Ich war einer dieser klugen Menschen,
die jede Minute ihres Lebens fruchtbar verbrachten;
freilich hatte ich auch Momente der Freude,
aber wenn ich noch einmal anfangen könnte,
würde ich versuchen,
nur mehr gute Augenblicke zu haben.
Falls Du es noch nicht weißt,
aus diesen besteht nämlich das Leben;
nur aus Augenblicken, vergiss nicht den jetzigen!
Wenn ich noch einmal leben könnte,
würde ich von Frühlingsbeginn
an bis in den Spätherbst hinein barfuß gehen.
Und ich würde mehr mit Kindern spielen,
wenn ich das Leben noch vor mir hätte.
Aber sehen Sie, ich bin 85 Jahre alt und weiß,
dass ich bald sterben werde.
(Diese Version der ‚Lebensweisheit’ wird Jorge Luis Borges zugeschrieben.)
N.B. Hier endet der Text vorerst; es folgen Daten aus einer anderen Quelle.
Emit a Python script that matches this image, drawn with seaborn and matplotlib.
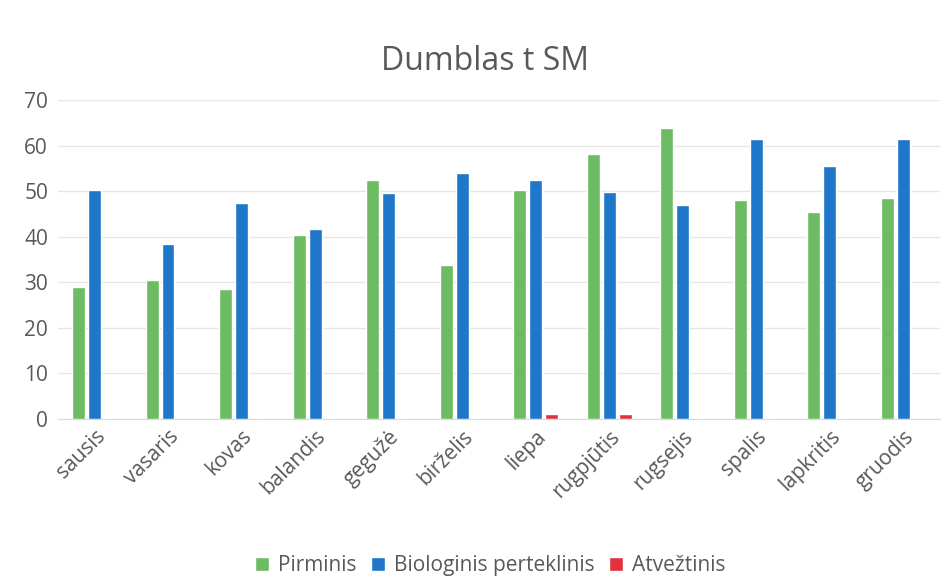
import pandas as pd
import matplotlib.pyplot as plt
import seaborn as sns

menesiai = ['sausis', 'vasaris', 'kovas', 'balandis', 'gegužė', 'birželis',
            'liepa', 'rugpjūtis', 'rugsejis', 'spalis', 'lapkritis', 'gruodis']
pirminis = [29.0, 30.6, 28.6, 40.3, 52.4, 33.9, 50.3, 58.1, 63.9, 48.1, 45.5, 48.6]
biologinis = [50.3, 38.5, 47.5, 41.7, 49.5, 54.0, 52.5, 49.9, 47.0, 61.4, 55.6, 61.4]
atveztinis = [0.2, 0.2, 0.2, 0.2, 0.2, 0.2, 1.0, 1.0, 0.2, 0.2, 0.2, 0.2]
serijos = ['Pirminis', 'Biologinis perteklinis', 'Atvežtinis']
spalvos = ['#6dbb63', '#1f77c9', '#e0313c']


def make_df():
    rows = []
    for name, vals in zip(serijos, [pirminis, biologinis, atveztinis]):
        for m, v in zip(menesiai, vals):
            rows.append({'menuo': m, 'serija': name, 'reiksme': v})
    return pd.DataFrame(rows)


def main():
    sns.set_style('white')
    plt.rcParams['font.family'] = ['Open Sans', 'DejaVu Sans']
    df = make_df()

    fig = plt.figure(figsize=(9.47, 5.79), dpi=100)
    ax = fig.add_axes([0.061, 0.2763, 0.9316, 0.5510])
    sns.barplot(data=df, x='menuo', y='reiksme', hue='serija', order=menesiai,
                hue_order=serijos, palette=spalvos, width=0.65, gap=0.19,
                saturation=1, ax=ax, legend=True)

    ax.set_ylim(0, 70)
    ax.set_xlim(-0.5, 11.5)
    ax.set_yticks(range(0, 71, 10))
    ax.yaxis.grid(True, color='#e6e6e6', linewidth=1)
    ax.set_axisbelow(True)
    for s in ['top', 'right', 'left']:
        ax.spines[s].set_visible(False)
    ax.spines['bottom'].set_color('#d9d9d9')
    ax.set_xlabel('')
    ax.set_ylabel('')
    ax.tick_params(axis='both', length=0, colors='#595959', labelsize=15)
    ax.tick_params(axis='y', pad=7)
    ax.tick_params(axis='x', pad=5)
    plt.setp(ax.get_xticklabels(), rotation=45, ha='right', rotation_mode='anchor')

    fig.text(0.512, 0.893, 'Dumblas t SM', ha='center', va='center',
             fontsize=23, color='#595959')

    ax.legend(loc='center', bbox_to_anchor=(0.49, -0.46), ncol=3, frameon=False,
              fontsize=15, handlelength=0.7, handleheight=0.7, handletextpad=0.4,
              columnspacing=0.7, labelcolor='#595959')

    plt.savefig('out.png', dpi=100)


if __name__ == '__main__':
    main()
Unser Geist wird von vielen Gedanken bewegt, und die Inhalte dieser Gedanken handeln von Geschichten, Lebensgeschichten. Es ist sehr leicht, sich immer wieder auf diese Geschichten zu beziehen, denn sie sind das Offensichtliche. Aufgrund der ganzen Geschichten meines Lebens entstehen die verschiedenen Selbstbilder und meine Identitäten.
Aber, bin ich diese Geschichten?
Manchmal reden Leute von Selbsterfahrung.
Was Sie dann mitunter machen, ist einfach nur, die Geschichten noch mal zu erleben, die sie als ihr Selbst annehmen. Es werden Geschichten erfahren, aber nicht das Selbst.
Das wahre Selbst zu erfahren ist keine leichte Sache, sagen die Weisen. Es hat keine Form, es hat keine Farbe und es hat keine Geschichten an sich hängen.
Es gibt da keine Bewegung, die man beobachten könnte, sondern man kann sich nur mit der ihm innewohnenden Stille verbinden.
Ein Geist aber, der immer gewohnt ist, in Bewegung zu sein, und in diesem Bewegen auch noch eine gewisse Faszination empfindet, wird den Weg in den stillen Raum schwer finden. Die Gedanken, die Bewegungen, die Geschichten des Lebens sind viel interessanter und faszinierender als einfach nur ein stiller, leerer Raum.
Wenn man diesen Raum nie erlebt hat, weiß man noch nicht, dass in dieser Stille die Verbundenheit verborgen ist, die wir alle suchen, einhergehend mit Frieden, Liebe, Zufriedenheit und dem Gefühl, hier zu sein. Dazu kommt die Weisheit, die Fähigkeit, zu wissen, wie die Dinge wirklich sind.
Bewegungen hindern uns am Ankommen. Sie bilden Zwischenziele, bei denen es immer nur ein kurzes Verweilen gibt. Dann nimmt uns irgendeine innere oder äußere Kraft wieder mit auf die Reise, irgendwohin zu neuem Erleben, in welcher Form auch immer.
Und schon sind wir wieder ‚draußen‘ und auf der Jagd nach irgendetwas.
Solange sich diese Bewegungen und Reisen angenehm anfühlen, gibt es keinen Grund, nicht so weiterzumachen. An irgendeinem Punkt ihres Lebens stellen Menschen dann vielleicht fest, dass sie immer noch eine tiefe Unzufriedenheit spüren, obwohl sie eigentlich alles haben, was sie brauchen, und meistens haben sie sogar, was sie wollen, in Bezug auf Beruf, Karriere, Haus, Familie, Bankkonto und so weiter.
Das Leben läuft eigentlich genau so, wie sie es sich immer wünschten.
Manchmal werden Menschen in ihrem Leben wachgerüttelt: Die Frau verlässt ihren Mann, der Mann verlässt seine Frau, man bekommt eine Krankheit, man verliert seinen Job oder sein Vermögen, bemerkt, dass das Leben nicht immer das für einen bereithält, was man gerne möchte. Dann macht man sich selbst dafür verantwortlich, macht andere verantwortlich, sucht einen Schuldigen, den man dafür anklagen kann. Manche glauben, sie seien Versager, die irgendwann, irgendwo, irgendetwas falsch gemacht haben.